Family has always been a big part of my life and Chinese culture. I liked having conversations with my mom about my maternal grandfather and hearing stories about her growing up that I didn’t know before. In the end, I not only rediscovered my maternal Lam family, but also started a new one with my Roots Ohana — and this one is much easier to get to. #RootsOhana2015
尋找我的身份是未加入尋根活動之前很久已開始的一個交談。我記得聽到的每一個人的經驗,大部份同時都是ABC(美國出生的華裔),他們往廣東的旅程,尋找他們的家鄉。我在香港上高中時有一次回到我外婆的鄉村,我不以為我符合有此經驗的資格。但是我高興我有參加,因為這是我真正自己要做的一個活動,沒有近親一起。
我在多倫多長大,我明白在學校,我受多種文化的包圍。學校教我們認識不同的節日、唱不同語言的歌。我以為每個人上學的經驗都和我一樣。所有文化看來都能和諧並存,直至第一次有一名男孩在學校取笑我為止。我仍然記得這菲裔的男孩稱我「日本頭」,他不知這是一個含侮辱性的字眼;我懷疑那時他是否明白該詞的含義,我當時也不知道。在十歲時,我和姊姊常用此詞叫對方,因為我們的同學都是這樣叫。我十分記得直至十來歲開始,我從來沒有想到種族和族裔的問題。
即使我長大期間我講英語和粵語,在我的家庭搬到香港時,我肯定感到害羞講粵語。

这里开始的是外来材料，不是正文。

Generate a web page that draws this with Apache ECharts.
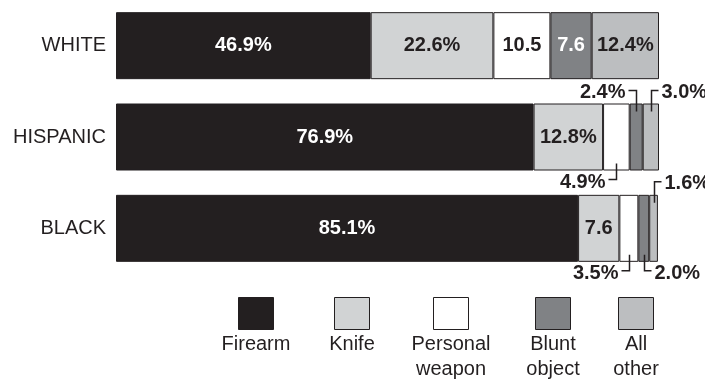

噢,為什麼我在中文學校時不多留心一點?我很快就在本地的學校認識新的朋友,我的同學包括本地人,和其他美籍華人或CBC(加拿大出生的華裔)。在高中,來自海外有類似背景的美籍華人或加拿大華裔都選法文而不選中文。我們被稱為「法國女孩」。不是我們不想和班其他的人調和,我們在其他班一起上課,聽同樣的粵語流行曲,傳紙張,和一起上卡拉ok吧。可能是大家穿著的不同,但新朋友和陌生人都知道我們是「鬼妹」。我不在乎,事實上,那變成了測試我融和和程度有多大的遊戲,有多少人以為我是本地人呢?
我直至大學後我才被待作來自香港的「外國人」。我第一個大學的同房從來未有和人分享一個房間(她有兩名弟弟),承認和一個來自外國的人同房感到緊張,但很高興我們成為好朋友,那是我們在暑期分開時她寫給我的一張卡上面的話。我曾在廣場聽過一些無知的學生對我作出種族主義的侮辱──但直至此時為止,我從來沒有特別在意我的「不同」。「學講英語!」我在和香港的朋友在電話用粵語交談時,我聽到有人這樣大聲對我講。首先我感到震驚,然後熱血上湧──原因不是你所想的一樣。我主要的不快,是因為我熱情於寫作,我英文熟練,英文是(過去式)我的第一語言,正如這人一樣。我感到受侮辱。後來我發現他的評論是多麼的種族主義。這是否一個孤立的事件?沒有其他人有我這樣的經驗。但當我修亞裔研究課時,我的看法有所改變。在我之前的亞裔,只因為我們的不同而蒙受過多少傷害,忍受過多少惡劣的行為。在尋根之友同伴一起共上的歷史課中,我甚至學習到華人嘗試來美和在來美之後要面對的種種折磨和困難。
我家庭的故事,和大部份尋根之友同伴之移民模式不同。我是第二代的美籍華裔,較為接近我的根。但這種根源的經驗打開我認識多個世代華裔歷史的世界,以及我從來不知道的中國歷史,那是我經常想學習但不知從何處開始的歷史。
這個計劃的價值,給我一個探索有關我身份和明白我家庭來自什麼地方更深入問題的工具。雖然我主要自大學之後在美國獨立生活,而我的父母留在香港,這個經驗幫助我明白家庭在我生活中的重要。我的尋根經驗和同伴每一個人頗為不同,一名領隊形容那是家庭團聚,而其他人則在尋找失去的連結。第一次我以個人身份和我的叔祖及他的家人相見,對我來說,那加強了我和他們以以和家鄉的連結。
家庭一直是我生活和中國文化的重要部份。我喜歡和我母親談我外公的故事,聽她講我以前不知道的她成長的故事。最後,我不只重新發現的母親方面的林氏家族,同時開始我的一個新根源。Roots Ohana (根源大家庭)──這是一個進入容易得多的家庭。